There are always two aspects to employee theft: civil and criminal.

In terms of civil law, an employee theft almost always means the employee can be fired immediately without any severance payable. Except for the most trivial of thefts (maybe taking a ballpoint pen home) a theft goes to the heart of the employer/employee relationship and justifies a termination. That said, an employer should be very careful not to jump to conclusions because a false allegation of theft can lead to serious legal problems for the employer.

The bigger issue is recovering the stolen money from the employee. In general you cannot recover money that someone doesn't have. So if an employee stole, say, a million dollars and spent it on drugs suing the employee may be necessary for various reasons but the money is literally "gone up in smoke" and there will be no recovery. Of course, if the employee has, say a house or other assets it may be possible to get back at least some of the money. If the employee has given the money to family or friends in is sometimes possible to get back the money from the family and friends although that can be legally complex.

In terms of criminal law, employee theft is taken very seriously by the court. In general, a term of incarceration is appropriate for employee theft and where the theft is very significant, say over $100,000 there is a very real possibility of a penitentiary sentence (prison of more than two years).

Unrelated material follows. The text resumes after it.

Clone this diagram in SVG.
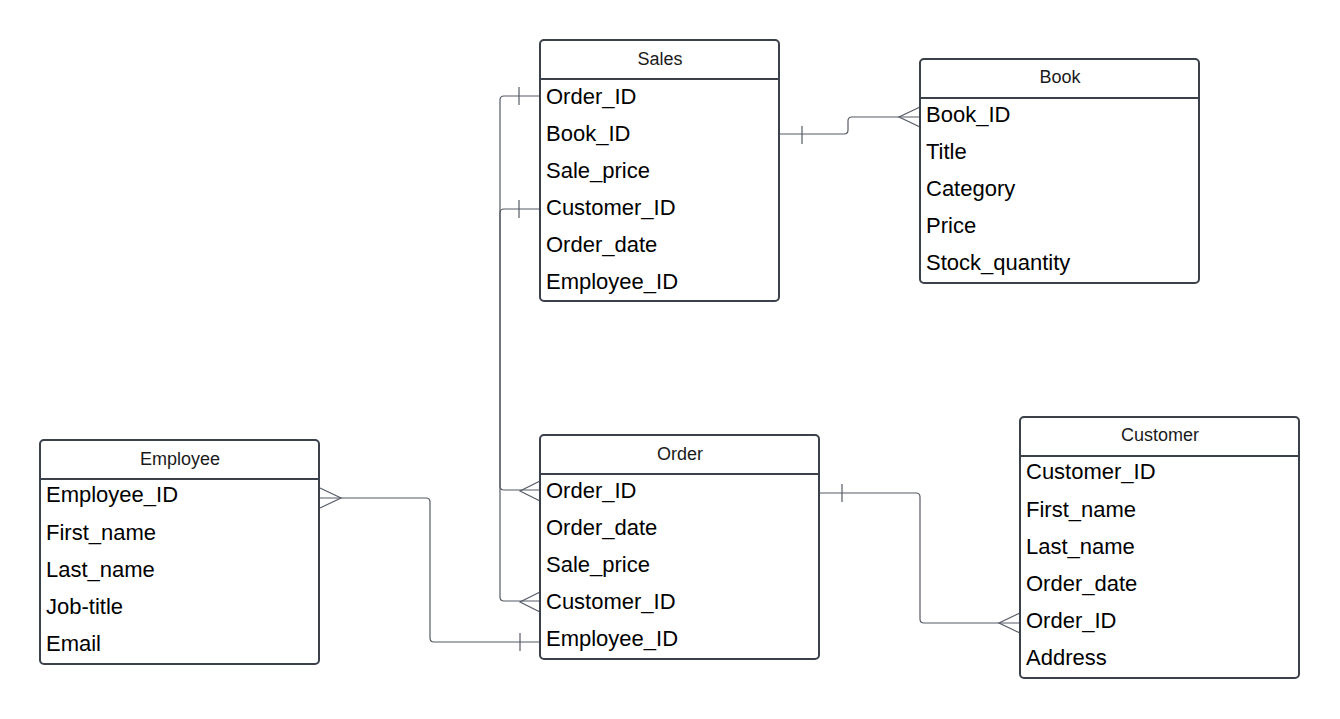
<svg xmlns="http://www.w3.org/2000/svg" width="1340" height="719" viewBox="0 0 1340 719">
<style>
.box{fill:#ffffff;stroke:#3b414b;stroke-width:2}
.hl{stroke:#3b414b;stroke-width:2}
.h{font-family:"Liberation Sans",Arial,sans-serif;font-size:18px;fill:#1a1a1a;text-anchor:middle}
.r{font-family:"Liberation Sans",Arial,sans-serif;font-size:22px;fill:#000000}
.c{fill:none;stroke:#555b66;stroke-width:1.2}
</style>
<rect width="1340" height="719" fill="#ffffff"/>
<g id="connectors">
<!-- Sales.Order_ID -> Order.Order_ID -->
<path class="c" d="M540,96 H504 Q500,96 500,100 V486 Q500,490 504,490 H540"/>
<path class="c" d="M519,87 V105"/>
<path class="c" d="M540,481 L520,491 L540,501"/>
<!-- Sales.Customer_ID -> Order.Customer_ID -->
<path class="c" d="M540,209 H504 Q500,209 500,213 V597 Q500,601 504,601 H540"/>
<path class="c" d="M519,200 V218"/>
<path class="c" d="M540,592 L520,602 L540,612"/>
<!-- Sales.Book_ID -> Book.Book_ID -->
<path class="c" d="M780,134 H844 Q848,134 848,130 V121 Q848,117 852,117 H920"/>
<path class="c" d="M802,126 V144"/>
<path class="c" d="M920,107 L899,117 L920,127"/>
<!-- Employee.Employee_ID -> Order.Employee_ID -->
<path class="c" d="M320,498 H426 Q430,498 430,502 V638 Q430,642 434,642 H540"/>
<path class="c" d="M320,488 L341,498 L320,508"/>
<path class="c" d="M520,633 V651"/>
<!-- Order.Order_ID -> Customer.Order_ID -->
<path class="c" d="M820,493 H916 Q920,493 920,497 V619 Q920,623 924,623 H1020"/>
<path class="c" d="M842,484 V502"/>
<path class="c" d="M1020,613 L999,623 L1020,633"/>
</g>
<g id="sales">
<rect class="box" x="540" y="40" width="239" height="261" rx="4"/>
<line class="hl" x1="540" y1="79" x2="779" y2="79"/>
<text class="h" x="660" y="65">Sales</text>
<text class="r" x="546" y="104">Order_ID</text>
<text class="r" x="546" y="141">Book_ID</text>
<text class="r" x="546" y="178">Sale_price</text>
<text class="r" x="546" y="215">Customer_ID</text>
<text class="r" x="546" y="252">Order_date</text>
<text class="r" x="546" y="289">Employee_ID</text>
</g>
<g id="book">
<rect class="box" x="920" y="59" width="279" height="224" rx="4"/>
<line class="hl" x1="920" y1="98" x2="1199" y2="98"/>
<text class="h" x="1060" y="83">Book</text>
<text class="r" x="926" y="122">Book_ID</text>
<text class="r" x="926" y="159">Title</text>
<text class="r" x="926" y="196">Category</text>
<text class="r" x="926" y="233">Price</text>
<text class="r" x="926" y="270">Stock_quantity</text>
</g>
<g id="employee">
<rect class="box" x="40" y="440" width="279" height="224" rx="4"/>
<line class="hl" x1="40" y1="479" x2="319" y2="479"/>
<text class="h" x="180" y="465">Employee</text>
<text class="r" x="46" y="502">Employee_ID</text>
<text class="r" x="46" y="540">First_name</text>
<text class="r" x="46" y="577">Last_name</text>
<text class="r" x="46" y="614">Job-title</text>
<text class="r" x="46" y="651">Email</text>
</g>
<g id="order">
<rect class="box" x="540" y="435" width="279" height="224" rx="4"/>
<line class="hl" x1="540" y1="474" x2="819" y2="474"/>
<text class="h" x="680" y="460">Order</text>
<text class="r" x="546" y="498">Order_ID</text>
<text class="r" x="546" y="535">Order_date</text>
<text class="r" x="546" y="572">Sale_price</text>
<text class="r" x="546" y="609">Customer_ID</text>
<text class="r" x="546" y="646">Employee_ID</text>
</g>
<g id="customer">
<rect class="box" x="1020" y="417" width="279" height="261" rx="4"/>
<line class="hl" x1="1020" y1="456" x2="1299" y2="456"/>
<text class="h" x="1160" y="441">Customer</text>
<text class="r" x="1026" y="479">Customer_ID</text>
<text class="r" x="1026" y="517">First_name</text>
<text class="r" x="1026" y="554">Last_name</text>
<text class="r" x="1026" y="591">Order_date</text>
<text class="r" x="1026" y="628">Order_ID</text>
<text class="r" x="1026" y="665">Address</text>
</g>
</svg>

One way that a jail sentence for an employee can be minimized is if the employee pays back the money stolen. Such repayment or restitution does not mean the crime goes away – there will certainly be some significant punishment – but repayment is seen as helping to restore the victim as well as showing a recognition of wrongdoing. Of course restitution can be paid only if the employee still has the money stolen (or can get money from another source, like a parent or other family). If the money stolen has been squandered on drugs or gambling then restitution is quite impossible.

What is the bottom line? Employer should keep an eye on the financial records to try to catch irregularities early. Employees, of course, should not give in to temptation and never should steal from employers.